**Instruction**
All entries below need to be written out exactly, but without their pictures.

[Begin Data provided]

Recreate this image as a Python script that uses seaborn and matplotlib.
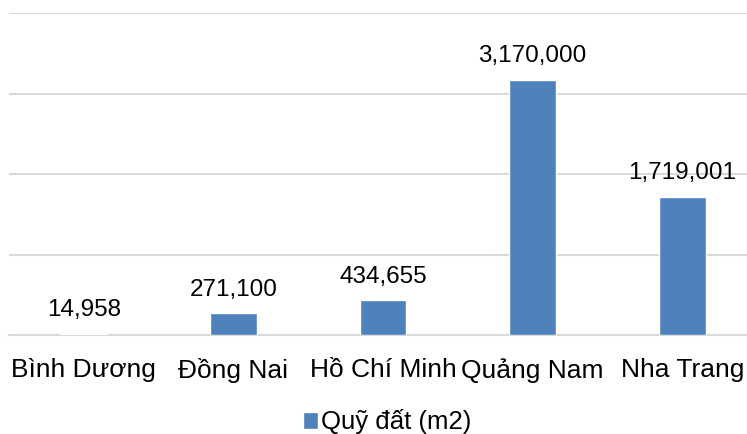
import matplotlib
matplotlib.use("Agg")
import matplotlib.pyplot as plt
import seaborn as sns
import pandas as pd

categories = ["Bình Dương", "Đồng Nai", "Hồ Chí Minh", "Quảng Nam", "Nha Trang"]
values = [14958, 271100, 434655, 3170000, 1719001]
series_name = "Quỹ đất (m2)"

df = pd.DataFrame({"cat": categories, "val": values, "series": [series_name] * len(categories)})

sns.set_theme(style="white")
plt.rcParams["font.family"] = ["Liberation Sans", "DejaVu Sans"]

fig = plt.figure(figsize=(7.47, 4.34), dpi=100)
ax = fig.add_axes([9 / 747, (434 - 335) / 434, 748 / 747, (335 - 13) / 434])

sns.barplot(data=df, x="cat", y="val", hue="series", palette=["#4f81bd"],
            width=0.314, saturation=1, ax=ax, legend=True)

ax.set_ylim(0, 4000000)
ax.set_xlim(-0.5, 4.5)
ax.set_yticks([0, 1000000, 2000000, 3000000, 4000000])
ax.set_yticklabels([])
ax.tick_params(axis="y", length=0)
ax.tick_params(axis="x", length=0, pad=16.5, labelsize=19, labelcolor="black")
ax.grid(axis="y", color="#d9d9d9", linewidth=1.5)
ax.set_axisbelow(True)
for s in ["top", "right", "left"]:
    ax.spines[s].set_visible(False)
ax.spines["bottom"].set_color("#d9d9d9")
ax.spines["bottom"].set_linewidth(1.5)
ax.spines["bottom"].set_zorder(0.5)
ax.set_xlabel("")
ax.set_ylabel("")

for c in ax.containers:
    ax.bar_label(c, labels=[f"{v:,.0f}" for v in c.datavalues], padding=9,
                 fontsize=17.5, color="black")

handles, labels = ax.get_legend_handles_labels()
ax.get_legend().remove()
fig.legend(handles, labels, loc="center", bbox_to_anchor=(387 / 747, 1 - 422 / 434),
           frameon=False, fontsize=18.5, handlelength=0.6, handleheight=0.6,
           handletextpad=0.1, borderpad=0, labelcolor="black")

fig.savefig("out.png", dpi=100)
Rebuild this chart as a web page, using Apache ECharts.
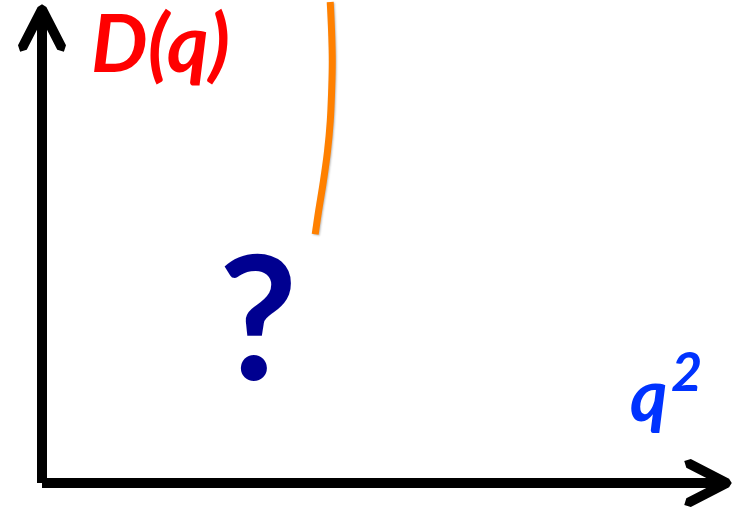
<!DOCTYPE html>
<html>
<head>
    <meta charset="UTF-8">
    <meta name="viewport" content="width=device-width, initial-scale=1.0">
    <title>D(q) vs q²</title>
    <script src="https://cdn.jsdelivr.net/npm/echarts@6.0.0/dist/echarts.min.js"></script>
    <style>
        html, body, #chart {
            width: 100%;
            height: 100%;
            margin: 0;
            padding: 0;
        }
        body {
            overflow: hidden;
            background: #fff;
        }
    </style>
</head>
<body>
    <div id="chart"></div>
    <script>
        // orange curve, axis units 0..100 (x = q², y = D(q))
        const curveX = [42.2, 42.4, 42.5, 42.4, 42.2, 41.8, 41.2, 40.5, 40.0];
        const curveY = [101.7, 95.4, 89.1, 82.7, 76.4, 70.1, 63.8, 57.5, 52.6];

        const yTitle = 'D(q)';
        const xTitle = 'q';
        const xTitleSup = '2';
        const unknownMark = '?';

        // open chevron arrow head (points up, gets rotated along the axis)
        const chevron = 'path://M25 0 L29.45 2.72 L49.45 41.7 L47.3 48.4 L40.55 46.3 L25 16 L9.45 46.3 L2.7 48.4 L0.55 41.7 L20.55 2.72 Z';

        const chart = echarts.init(document.getElementById('chart'));

        const axisLine = function (offsetEnd) {
            return {
                show: true,
                onZero: false,
                symbol: ['none', chevron],
                symbolSize: [48, 48],
                symbolOffset: [0, offsetEnd],
                lineStyle: { color: '#000', width: 10, cap: 'butt' }
            };
        };

        const option = {
            animation: false,
            backgroundColor: '#fff',
            grid: { left: 42, right: 15, top: 10, bottom: 26 },
            xAxis: {
                type: 'value',
                min: 0,
                max: 100,
                axisLine: axisLine(-17),
                axisTick: { show: false },
                axisLabel: { show: false },
                splitLine: { show: false }
            },
            yAxis: {
                type: 'value',
                min: 0,
                max: 100,
                axisLine: axisLine(-18),
                axisTick: { show: false },
                axisLabel: { show: false },
                splitLine: { show: false }
            },
            series: [
                {
                    type: 'line',
                    data: curveX.map((x, i) => [x, curveY[i]]),
                    smooth: 0.4,
                    showSymbol: false,
                    clip: false,
                    lineStyle: {
                        color: '#FF8000',
                        width: 7,
                        cap: 'butt',
                        shadowColor: 'rgba(0,0,0,0.25)',
                        shadowBlur: 2,
                        shadowOffsetX: 1,
                        shadowOffsetY: 1
                    }
                }
            ],
            graphic: [
                {
                    type: 'text',
                    x: 91, y: 6,
                    style: {
                        text: yTitle,
                        font: 'italic bold 80px Lato',
                        fill: '#FF0000',
                        textAlign: 'left',
                        textVerticalAlign: 'top'
                    }
                },
                {
                    type: 'text',
                    x: 258, y: 239,
                    style: {
                        text: unknownMark,
                        font: 'bold 172px Lato',
                        fill: '#000090',
                        textAlign: 'center',
                        textVerticalAlign: 'top'
                    }
                },
                {
                    type: 'text',
                    x: 630, y: 362,
                    style: {
                        text: xTitle,
                        font: 'italic bold 72px Lato',
                        fill: '#0033FF',
                        textAlign: 'left',
                        textVerticalAlign: 'top'
                    }
                },
                {
                    type: 'text',
                    x: 671, y: 347,
                    style: {
                        text: xTitleSup,
                        font: 'italic bold 54px Lato',
                        fill: '#0033FF',
                        textAlign: 'left',
                        textVerticalAlign: 'top'
                    }
                }
            ]
        };

        chart.setOption(option);
        window.addEventListener('resize', function () {
            chart.resize();
        });
    </script>
</body>
</html>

[End Data provided]

**Complete output**
Recreate this image as a Python script that uses seaborn and matplotlib.
import matplotlib
matplotlib.use("Agg")
import matplotlib.pyplot as plt
import seaborn as sns
import pandas as pd

categories = ["Bình Dương", "Đồng Nai", "Hồ Chí Minh", "Quảng Nam", "Nha Trang"]
values = [14958, 271100, 434655, 3170000, 1719001]
series_name = "Quỹ đất (m2)"

df = pd.DataFrame({"cat": categories, "val": values, "series": [series_name] * len(categories)})

sns.set_theme(style="white")
plt.rcParams["font.family"] = ["Liberation Sans", "DejaVu Sans"]

fig = plt.figure(figsize=(7.47, 4.34), dpi=100)
ax = fig.add_axes([9 / 747, (434 - 335) / 434, 748 / 747, (335 - 13) / 434])

sns.barplot(data=df, x="cat", y="val", hue="series", palette=["#4f81bd"],
            width=0.314, saturation=1, ax=ax, legend=True)

ax.set_ylim(0, 4000000)
ax.set_xlim(-0.5, 4.5)
ax.set_yticks([0, 1000000, 2000000, 3000000, 4000000])
ax.set_yticklabels([])
ax.tick_params(axis="y", length=0)
ax.tick_params(axis="x", length=0, pad=16.5, labelsize=19, labelcolor="black")
ax.grid(axis="y", color="#d9d9d9", linewidth=1.5)
ax.set_axisbelow(True)
for s in ["top", "right", "left"]:
    ax.spines[s].set_visible(False)
ax.spines["bottom"].set_color("#d9d9d9")
ax.spines["bottom"].set_linewidth(1.5)
ax.spines["bottom"].set_zorder(0.5)
ax.set_xlabel("")
ax.set_ylabel("")

for c in ax.containers:
    ax.bar_label(c, labels=[f"{v:,.0f}" for v in c.datavalues], padding=9,
                 fontsize=17.5, color="black")

handles, labels = ax.get_legend_handles_labels()
ax.get_legend().remove()
fig.legend(handles, labels, loc="center", bbox_to_anchor=(387 / 747, 1 - 422 / 434),
           frameon=False, fontsize=18.5, handlelength=0.6, handleheight=0.6,
           handletextpad=0.1, borderpad=0, labelcolor="black")

fig.savefig("out.png", dpi=100)
Rebuild this chart as a web page, using Apache ECharts.
<!DOCTYPE html>
<html>
<head>
    <meta charset="UTF-8">
    <meta name="viewport" content="width=device-width, initial-scale=1.0">
    <title>D(q) vs q²</title>
    <script src="https://cdn.jsdelivr.net/npm/echarts@6.0.0/dist/echarts.min.js"></script>
    <style>
        html, body, #chart {
            width: 100%;
            height: 100%;
            margin: 0;
            padding: 0;
        }
        body {
            overflow: hidden;
            background: #fff;
        }
    </style>
</head>
<body>
    <div id="chart"></div>
    <script>
        // orange curve, axis units 0..100 (x = q², y = D(q))
        const curveX = [42.2, 42.4, 42.5, 42.4, 42.2, 41.8, 41.2, 40.5, 40.0];
        const curveY = [101.7, 95.4, 89.1, 82.7, 76.4, 70.1, 63.8, 57.5, 52.6];

        const yTitle = 'D(q)';
        const xTitle = 'q';
        const xTitleSup = '2';
        const unknownMark = '?';

        // open chevron arrow head (points up, gets rotated along the axis)
        const chevron = 'path://M25 0 L29.45 2.72 L49.45 41.7 L47.3 48.4 L40.55 46.3 L25 16 L9.45 46.3 L2.7 48.4 L0.55 41.7 L20.55 2.72 Z';

        const chart = echarts.init(document.getElementById('chart'));

        const axisLine = function (offsetEnd) {
            return {
                show: true,
                onZero: false,
                symbol: ['none', chevron],
                symbolSize: [48, 48],
                symbolOffset: [0, offsetEnd],
                lineStyle: { color: '#000', width: 10, cap: 'butt' }
            };
        };

        const option = {
            animation: false,
            backgroundColor: '#fff',
            grid: { left: 42, right: 15, top: 10, bottom: 26 },
            xAxis: {
                type: 'value',
                min: 0,
                max: 100,
                axisLine: axisLine(-17),
                axisTick: { show: false },
                axisLabel: { show: false },
                splitLine: { show: false }
            },
            yAxis: {
                type: 'value',
                min: 0,
                max: 100,
                axisLine: axisLine(-18),
                axisTick: { show: false },
                axisLabel: { show: false },
                splitLine: { show: false }
            },
            series: [
                {
                    type: 'line',
                    data: curveX.map((x, i) => [x, curveY[i]]),
                    smooth: 0.4,
                    showSymbol: false,
                    clip: false,
                    lineStyle: {
                        color: '#FF8000',
                        width: 7,
                        cap: 'butt',
                        shadowColor: 'rgba(0,0,0,0.25)',
                        shadowBlur: 2,
                        shadowOffsetX: 1,
                        shadowOffsetY: 1
                    }
                }
            ],
            graphic: [
                {
                    type: 'text',
                    x: 91, y: 6,
                    style: {
                        text: yTitle,
                        font: 'italic bold 80px Lato',
                        fill: '#FF0000',
                        textAlign: 'left',
                        textVerticalAlign: 'top'
                    }
                },
                {
                    type: 'text',
                    x: 258, y: 239,
                    style: {
                        text: unknownMark,
                        font: 'bold 172px Lato',
                        fill: '#000090',
                        textAlign: 'center',
                        textVerticalAlign: 'top'
                    }
                },
                {
                    type: 'text',
                    x: 630, y: 362,
                    style: {
                        text: xTitle,
                        font: 'italic bold 72px Lato',
                        fill: '#0033FF',
                        textAlign: 'left',
                        textVerticalAlign: 'top'
                    }
                },
                {
                    type: 'text',
                    x: 671, y: 347,
                    style: {
                        text: xTitleSup,
                        font: 'italic bold 54px Lato',
                        fill: '#0033FF',
                        textAlign: 'left',
                        textVerticalAlign: 'top'
                    }
                }
            ]
        };

        chart.setOption(option);
        window.addEventListener('resize', function () {
            chart.resize();
        });
    </script>
</body>
</html>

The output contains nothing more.